Thursday, October 04, 2012
'Red Tory' Guru Accuses Cameron of Betrayal
Blond plaintively explains,
'In 2009 I argued for a new one-nation approach to Britain's problems, and Cameron appeared to agree. The principles of re-localising the economy, re-capitalising the poor and re-moralising the market were echoed in Cameron's speeches and policy ideas. I did and still do believe in all this. I advocated a bottom-up civic renewal of our society; plus I wanted to recover social conservatism not as a reactionary war on single mothers or gay people, but as a conserving force to restore the family and loving human relationships as the primary agent of renewal, and the first front in the war on poverty, human neglect and social dysfunction. Crucially I argued conservative economics were not delivering on conservative principles and that current versions of free-market economics were re-inscribing class and caste.
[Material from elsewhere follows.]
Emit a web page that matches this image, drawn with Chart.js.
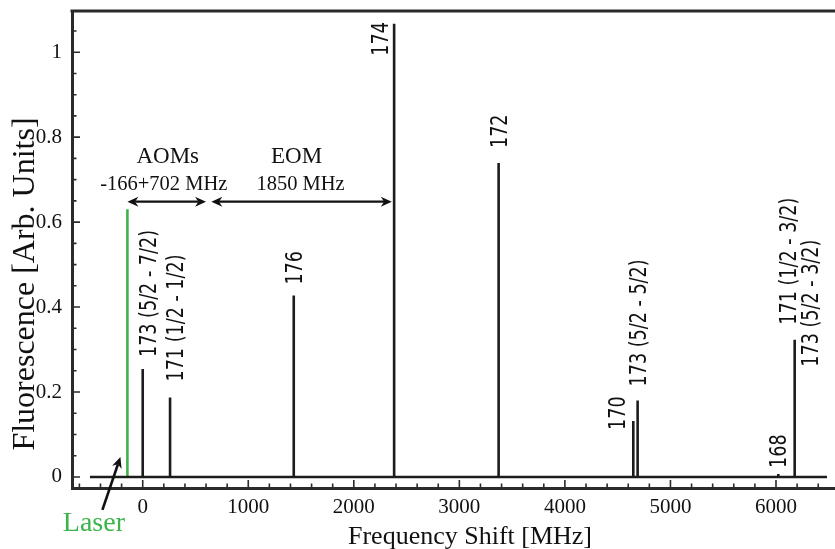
<!DOCTYPE html>
<html>
<head>
<meta charset="utf-8">
<script src="https://cdn.jsdelivr.net/npm/chart.js@4.4.1/dist/chart.umd.min.js"></script>
<style>
  html, body { margin: 0; padding: 0; background: #fff; }
  canvas { display: block; }
</style>
</head>
<body>
<canvas id="spectrum" width="835" height="549"></canvas>
<script>
// Isotope / hyperfine lines: frequency shift (MHz) and relative fluorescence
const peakShift  = [0, 259, 1431, 2382, 3372, 4648, 4689, 6022, 6177];
const peakHeight = [0.254, 0.187, 0.427, 1.067, 0.739, 0.132, 0.180, 0.007, 0.323];
const peakLabel  = [
  "173 (5/2 - 7/2)", "171 (1/2 - 1/2)", "176", "174", "172",
  "170", "173 (5/2 - 5/2)", "168", ["171 (1/2 - 3/2)", "173 (5/2 - 3/2)"]
];
// extent of the scanned baseline (MHz)
const scanRange = [-500, 6483];

// laser line
const laserShift  = [-145];
const laserHeight = [0.63];

// frequency shifters between the laser and the 174 line
const shifterName  = ["AOMs", "EOM"];
const shifterValue = ["-166+702 MHz", "1850 MHz"];
const shifterFrom  = [-145, 650];
const shifterTo    = [600, 2360];
const shifterLevel = [0.648, 0.648];

// axis tick labels
const xTicks = [0, 1000, 2000, 3000, 4000, 5000, 6000];
const yTicks = [0, 0.2, 0.4, 0.6, 0.8, 1];

// stick spectrum: flat baseline with a vertical stroke per line
const spectrum = [{ x: scanRange[0], y: 0 }];
peakShift.forEach((f, i) => {
  spectrum.push({ x: f, y: 0 }, { x: f, y: peakHeight[i] }, { x: f, y: 0 });
});
spectrum.push({ x: scanRange[1], y: 0 });

const laser = [{ x: laserShift[0], y: 0 }, { x: laserShift[0], y: laserHeight[0] }];

// label placement next to each stick (px): horizontal shift, gap above the stick top
const labelPlace = [
  { dx: 5, gap: 12 }, { dx: 5, gap: 16 }, { dx: 0, gap: 11 }, { dx: -15, gap: -32 },
  { dx: 0, gap: 15 }, { dx: -17, gap: -9 }, { dx: 0, gap: 14 }, { dx: -1, gap: 6 },
  [{ dx: -7, gap: 15 }, { dx: 15, gap: -27 }]
];
const shifterNameDx  = [1, -5];
const shifterValueDx = [-3, -1];

const FRAME = '#2a2a2a';
const INK = '#111111';
const GREEN = '#3cb44b';
const SERIF = '"Liberation Serif", "Times New Roman", serif';
const SANS = '"DejaVu Sans", sans-serif';

function arrowHead(ctx, tx, ty, ang, len, half) {
  const c = Math.cos(ang), s = Math.sin(ang);
  ctx.beginPath();
  ctx.moveTo(tx, ty);
  ctx.lineTo(tx - len * c - half * s, ty - len * s + half * c);
  ctx.lineTo(tx - 0.7 * len * c, ty - 0.7 * len * s);
  ctx.lineTo(tx - len * c + half * s, ty - len * s - half * c);
  ctx.closePath();
  ctx.fill();
}

function arrow(ctx, x1, y1, x2, y2, both) {
  const ang = Math.atan2(y2 - y1, x2 - x1);
  const len = 11, half = 5;
  const c = Math.cos(ang), s = Math.sin(ang);
  ctx.beginPath();
  if (both) ctx.moveTo(x1 + 0.7 * len * c, y1 + 0.7 * len * s);
  else ctx.moveTo(x1, y1);
  ctx.lineTo(x2 - 0.7 * len * c, y2 - 0.7 * len * s);
  ctx.stroke();
  arrowHead(ctx, x2, y2, ang, len, half);
  if (both) arrowHead(ctx, x1, y1, ang + Math.PI, len, half);
}

// text written bottom-to-top, narrowed along the reading direction
function textUp(ctx, text, cx, startY, capH, squeeze) {
  ctx.save();
  ctx.translate(cx, startY);
  ctx.rotate(-Math.PI / 2);
  ctx.scale(squeeze, 1);
  ctx.textAlign = 'left';
  ctx.textBaseline = 'alphabetic';
  ctx.fillText(text, 0, capH / 2);
  ctx.restore();
}

const annotate = {
  id: 'annotate',
  afterDraw(chart) {
    const { ctx, chartArea: a, scales: { x, y } } = chart;
    ctx.save();

    // top edge of the frame
    ctx.strokeStyle = FRAME;
    ctx.lineWidth = 3;
    ctx.beginPath();
    ctx.moveTo(a.left - 1.5, a.top);
    ctx.lineTo(a.right, a.top);
    ctx.stroke();

    // inward major / minor ticks
    ctx.lineWidth = 1.6;
    ctx.beginPath();
    for (let k = -3; k <= 32; k++) {
      const px = x.getPixelForValue(k * 200);
      const len = k % 5 === 0 ? 8 : 4.5;
      ctx.moveTo(px, a.bottom);
      ctx.lineTo(px, a.bottom - len);
    }
    for (let k = 0; k <= 21; k++) {
      const py = y.getPixelForValue(k * 0.05);
      const len = k % 4 === 0 ? 8 : 4.5;
      ctx.moveTo(a.left, py);
      ctx.lineTo(a.left + len, py);
    }
    ctx.stroke();

    // line labels
    ctx.fillStyle = INK;
    ctx.font = '23px ' + SANS;
    peakShift.forEach((f, i) => {
      const px = x.getPixelForValue(f);
      const top = y.getPixelForValue(peakHeight[i]);
      const lines = Array.isArray(peakLabel[i]) ? peakLabel[i] : [peakLabel[i]];
      const places = Array.isArray(labelPlace[i]) ? labelPlace[i] : [labelPlace[i]];
      lines.forEach((t, j) => textUp(ctx, t, px + places[j].dx, top - places[j].gap, 16.8, 0.765));
    });

    // AOM / EOM shift arrows
    ctx.strokeStyle = INK;
    ctx.fillStyle = INK;
    ctx.lineWidth = 2.2;
    ctx.textAlign = 'center';
    ctx.textBaseline = 'alphabetic';
    shifterName.forEach((name, i) => {
      const x1 = x.getPixelForValue(shifterFrom[i]);
      const x2 = x.getPixelForValue(shifterTo[i]);
      const py = y.getPixelForValue(shifterLevel[i]);
      arrow(ctx, x1, py, x2, py, true);
      const mid = (x1 + x2) / 2;
      ctx.font = '23px ' + SERIF;
      ctx.fillText(name, mid + shifterNameDx[i], py - 39);
      ctx.font = '20.5px ' + SERIF;
      ctx.fillText(shifterValue[i], mid + shifterValueDx[i], py - 12);
    });

    // laser pointer
    const lx = x.getPixelForValue(laserShift[0]);
    const ly = y.getPixelForValue(0);
    ctx.lineWidth = 2.6;
    arrow(ctx, lx - 25, ly + 33, lx - 7, ly - 20, false);
    ctx.fillStyle = GREEN;
    ctx.font = '28px ' + SERIF;
    ctx.fillText('Laser', lx - 33.5, ly + 54.5);

    // axis titles
    ctx.fillStyle = INK;
    ctx.font = '26px ' + SERIF;
    ctx.fillText('Frequency Shift [MHz]', 470, 543.5);
    ctx.save();
    ctx.translate(33.5, 284);
    ctx.rotate(-Math.PI / 2);
    ctx.font = '32px ' + SERIF;
    ctx.fillText('Fluorescence [Arb. Units]', 0, 0);
    ctx.restore();

    ctx.restore();
  }
};

new Chart(document.getElementById('spectrum'), {
  type: 'scatter',
  data: {
    datasets: [
      {
        data: spectrum,
        showLine: true,
        borderColor: '#1c1c1c',
        borderWidth: 2.6,
        borderJoinStyle: 'bevel',
        borderCapStyle: 'butt',
        pointRadius: 0,
        tension: 0
      },
      {
        data: laser,
        showLine: true,
        borderColor: GREEN,
        borderWidth: 2.6,
        borderCapStyle: 'butt',
        pointRadius: 0,
        tension: 0
      }
    ]
  },
  options: {
    responsive: false,
    devicePixelRatio: 1,
    animation: false,
    layout: { padding: { top: 11, left: 0, right: 0, bottom: 0 } },
    plugins: { legend: { display: false }, tooltip: { enabled: false } },
    scales: {
      x: {
        type: 'linear',
        min: -670,
        max: 6559,
        afterFit: s => { s.height = 61; s.paddingLeft = 0; s.paddingRight = 0; },
        afterBuildTicks: s => { s.ticks = xTicks.map(v => ({ value: v })); },
        grid: { display: false, drawTicks: false },
        border: { display: true, color: FRAME, width: 3 },
        ticks: {
          color: INK,
          font: { family: SERIF, size: 21 },
          padding: 7,
          maxRotation: 0,
          autoSkip: false,
          callback: v => String(v)
        }
      },
      y: {
        type: 'linear',
        min: -0.026,
        max: 1.097,
        afterFit: s => { s.width = 72; s.paddingTop = 0; s.paddingBottom = 0; },
        afterBuildTicks: s => { s.ticks = yTicks.map(v => ({ value: v })); },
        grid: { display: false, drawTicks: false },
        border: { display: true, color: FRAME, width: 3 },
        ticks: {
          color: INK,
          font: { family: SERIF, size: 21 },
          padding: 10,
          autoSkip: false,
          callback: v => String(v)
        }
      }
    }
  },
  plugins: [annotate]
});
</script>
</body>
</html>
"Cameron to his great credit spoke to all of this and offered as its realisation 'the big society' – a whole package of measures to add to community empowerment, civic life and community businesses. It was unfortunately designed to work alongside rather than convert a dysfunctional economic model. But despite appalling communication and a belief it was just about volunteering, it gave a sense of social rejuvenation and structural shift. Big society was Cameron's unfulfilled promise to do and be something different. I have to say I thought the Big Society was Steve Hilton's 'Big' idea, not Blond's but gurus flock around opposition leaders, as we've seen from Miliband's progress and who knows who influenced whom. Whatever the provenance of the Big Society, what does Philip Blond think of where we are now?
what a disappointment and what a tragedy this promised renewal of one-nation conservatism has become. Make no mistake: a radical Toryism has been abandoned, the once-in-a-generation chance to redefine conservatism on something other than a reductive market liberalism has been lost.
Blond argues Cameron has surrendered to the dead hand of the ('smug and indifferent') Treasury and allowed his shining new brand to be 'retoxified'. Yes, the deficit has to be dealt with but the means employed are 'defunct and outdated'. He concludes: "Rather like some ghastly ghost story, the various shades of the conservative past have returned and overwhelmed the good that Cameron originally represented."
'One Nation' is the common ground of British politics now, insists Blond, mindful, no doubt of Miliband's successful encroachment yesterday, and he hopes, I guess, Cameron has not totally lost his memory of all those cosy chats before he became PM. Oh dear! I fear he is mostly right but as balm to his wounded psyche suggest he form a support group with Lord Glasman and other rejected gurus.